Mr. Russo appeared in court virtually from the hospital Tuesday; he is set to be detained upon his release, pending a future bail hearing.

The family’s infamous longtime boss, Carmine J. Persico, died in federal custody in North Carolina in March 2019.

Federal law enforcement learned of the extortion scheme about a year ago, prosecutors wrote in a court filing Tuesday; investigators gathered thousands of hours of wiretapped calls and conversations recorded by a confidential witness, wrote the prosecutors, who also described law-enforcement surveillance of meetings among the accused conspirators.

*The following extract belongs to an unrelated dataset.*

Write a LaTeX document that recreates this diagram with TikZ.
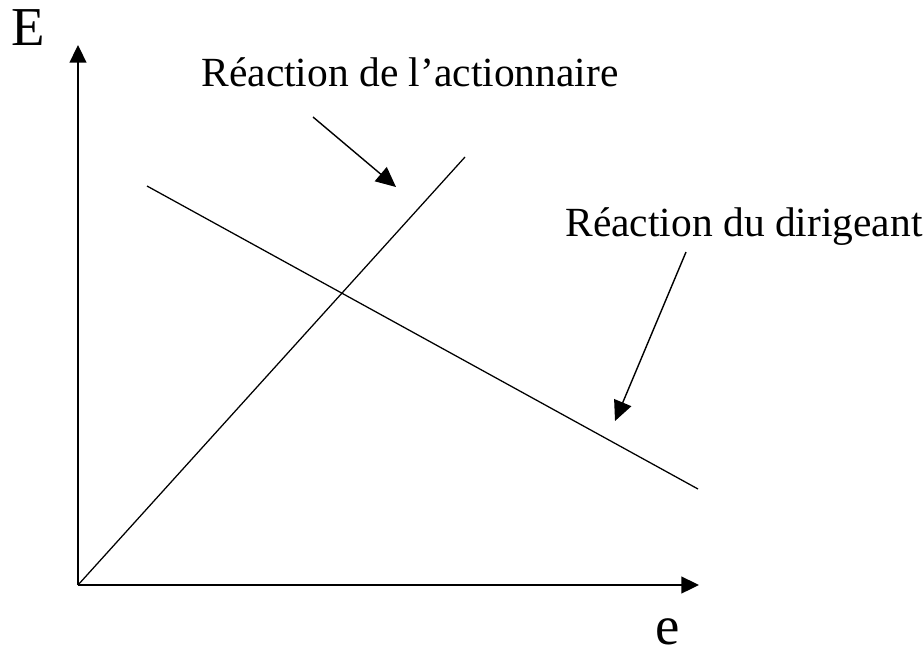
\documentclass[tikz,border=0pt]{standalone}
\usepackage{fontspec}
\setmainfont{Liberation Serif}
\usetikzlibrary{arrows.meta,positioning,calc}

\begin{document}
\begin{tikzpicture}[x=0.025cm,y=-0.025cm,>={Triangle[length=4.4mm,width=4.2mm]},
  ax/.style={->,line width=1.1pt},
  crv/.style={line width=0.9pt},
  pt/.style={->,line width=1pt},
  lb/.style={font=\fontsize{29.5}{33}\selectfont,inner sep=0pt},
  big/.style={font=\fontsize{39}{42}\selectfont,inner sep=0pt}]
  \useasboundingbox (0,0) rectangle (924,659);
  \coordinate (O) at (78,585);
  \coordinate (Ytop) at (78,45);
  \coordinate (Xend) at (699,585);
  \draw[ax] (O) -- (Ytop);
  \draw[ax] (O) -- (Xend);
  \node[big] (E) at (28,28) {E};
  \node[big] (e) at (668,632) {e};
  % courbes de reaction
  \coordinate (A1) at (465,157);
  \coordinate (D0) at (147,186);
  \coordinate (D1) at (698,489);
  \draw[crv] (O) -- (A1);
  \draw[crv] (D0) -- (D1);
  % legendes
  \node[lb] (la) at (410,72) {Réaction de l’actionnaire};
  \node[lb] (ld) at (744,227) {Réaction du dirigeant};
  \coordinate (a0) at (313,117);
  \coordinate (a1) at (396,187);
  \coordinate (d0) at (686,252);
  \coordinate (d1) at (615,421);
  \draw[pt,>={Triangle[length=5mm,width=4.6mm]}] (a0) -- (a1);
  \draw[pt,>={Triangle[length=5mm,width=4.6mm]}] (d0) -- (d1);
\end{tikzpicture}
\end{document}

The authorities said they repeatedly captured Mr. Ricciardo and his associates threatening to kill the union official. “I’ll put him in the ground right in front of his wife and kids,” Mr. Ricciardo was recorded saying in June.

On another occasion cited by prosecutors in the memo seeking his detention, Mr. Ricciardo directed the union official to hire a consultant selected by the Colombo family, saying: “It’s my union and that’s it.” Prosecutors said his activities were overseen by a Colombo soldier and the consigliere who remains at large.

Much of the activity outlined in the indictment took place while the defendants were either in prison or on supervised release for prior federal mob-related convictions. Theodore Persico Jr., described as a family captain and soldier, was released from federal prison in 2020 and, despite a directive not to associate with members of organized crime, “directed much of the labor racketeering scheme,” prosecutors said.

Mr. Persico, 58, is set to inherit the role of boss after Mr. Russo, prosecutors wrote.

Several of the defendants were named in what prosecutors described as a fraudulent safety training scheme, in which they falsified state and federal paperwork that is required for construction workers to show they have completed safety training courses.

One of the defendants, John Ragano — whom prosecutors say is a soldier in the Bonanno crime family — is accused of setting up phony occupational safety training schools in New York, which prosecutors said were “mills” that provided fraudulent safety training certificates to hundreds of people.

In October 2020, prosecutors said, an undercover law enforcement officer visited one of the schools in Ozone Park, Queens, and received, from Mr. Ricciardo’s cousin, a blank test form and an answer sheet; weeks later, the agent returned to pick up his federal safety card and paid $500.

The purported schools were also used for meetings with members of La Cosa Nostra — the group of crime families commonly known as the Mafia — and to store illegal drugs and fireworks, according to the indictment.

Mr. Ragano wasn’t charged on the racketeering count, although prosecutors also sought his detention pending trial. In addition to the racketeering count, several defendants, including Mr. Ricciardo and his cousin, were charged with extortion, conspiracy, fraud and conspiracy to make false statements.

William K. Rashbaum contributed reporting.


An earlier version of this article misstated the number of people identified in an indictment as members of the Colombo crime family. It is 11, not more than a dozen.